If we were only to prove that we knew the preimage to a deposited hash, we would risk revealing which commitment is
ours. Instead, we're not disclosing the commitment preimage, but instead we're simply proving that we have knowledge of
a preimage to a commitment within the tree. Which commitment is ours remains completely indistinguishable on the
withdrawal side of the circuit protocol.
### Computing the Witness
#### Nullifier Hash Check
In order to compute the witness for the withdrawal proof, our circuit first takes the private deposit commitment inputs
(nullifier + secret), and runs them through a circuit component which simultaneously computes the Pedersen hash of
the full commitment message, and the Pedersen hash of the nullifier alone. The circuit then compares the resulting
nullifier hash to the one you supplied as a public input, and asserts their equality.
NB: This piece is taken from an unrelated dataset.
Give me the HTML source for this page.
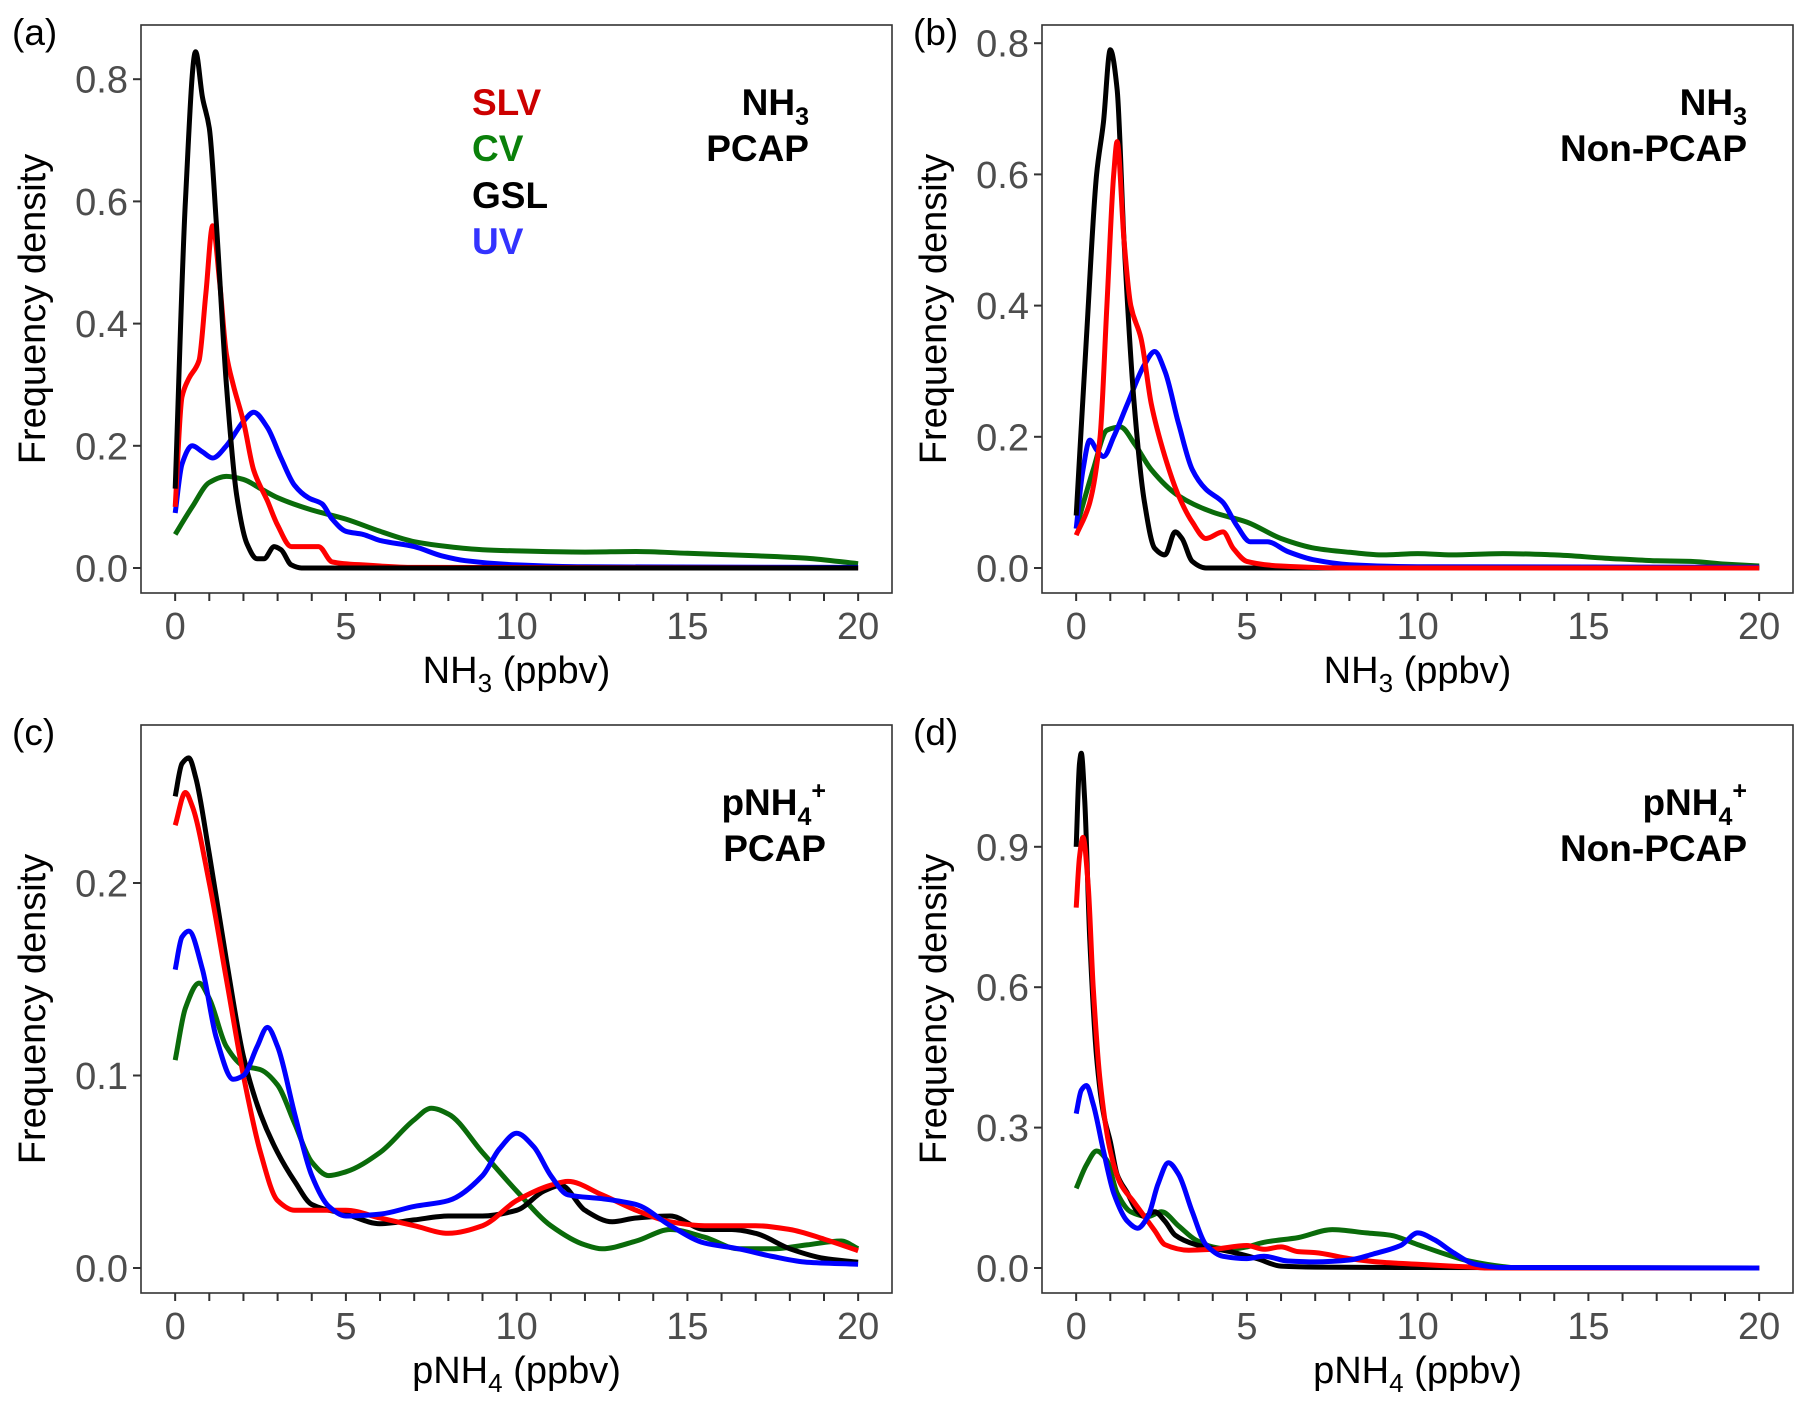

__This proves that the nullifier hash that you supplied publicly is in fact a component of your original commitment.__
#### Merkle Tree Check
Next, the circuit takes the commitment hash it has computed, the merkle root you have specified publicly, and the path
elements and left/right selectors that you specified privately, as inputs to a component which checks your merkle tree
path claim.
The Merkle Tree Checker starts from the bottom of the path, inputting your commitment hash and the first element of your
proposed path into a Muxer. The Muxer takes a third input, which is an element from your supplied left/right directions.
The Muxer component uses these directions to inform an MiMC hashing component as to the order of its inputs. If the
supplied direction is 0, then the supplied path element is on the left, and your commitment hash is on the right. If
the direction is 1, then the order is reversed.
The MiMC hasher outputs the resulting hash, and the Merkle Tree Checker proceeds to the next level. It repeats the last
process, except this time, instead of using your commitment hash, it uses the hash of the last level. It continues to
run through each level of the proposed path, until it ends up with a final hash output.
The Merkle Tree Checker compares the hash that it has computed to the public merkle root input that you supplied, and
asserts their equality.
__This proves that your commitment exists within some path beneath the specified merkle root.__
#### Extra Withdrawal Parameter Check
Before finishing, the circuit takes each of the remaining four public inputs, and squares them into a public output.
While this isn't strictly necessary, it creates a set of constraints within your proof that ensure that your transaction
parameters can't be tampered with before your withdrawal transaction is processed. If any of those parameters were
to change, your proof would no longer be valid.
### Computing the Proof
Now that we have a witness for our proof, we take those witnessed state values and input them into the R1CS corresponding
to the Withdrawal circuit, and run the prover over it. Out of the prover comes two proof artifacts. The first is the
proof itself, according to the SNARK protocol we're using, and the second is the set of public inputs and outputs
corresponding to that proof.
### Completing a Withdrawal Transaction
With the withdrawal proof now generated, you supply that proof, along with its public inputs, to the `withdraw` method
of the deposit contract. This method verifies that:
1. The specified relayer fee does not exceed the value of the denomination of asset being withdrawn
2. The supplied nullifier hash has not been spent before
3. The supplied merkle root is known, using the 100-root historical record
4. The supplied proof is valid
One of the artifacts deployed as a dependency of the deposit contract is a Solidity contract that is generated using
the proving key of the Withdrawal circuit as an input. This Verifier contract is an optimized proof verifier with a
single public view function, which accepts a proof and the array of six public inputs as `uint256` values.
This function returns `TRUE` if the proof is valid according to the public inputs.
If the above preconditions are met, the supplied nullifier hash is inserted into the set of spent nullifiers, and then
the value of the deposit is distributed amongst the recipient and relayer, according to the specified fee parameters.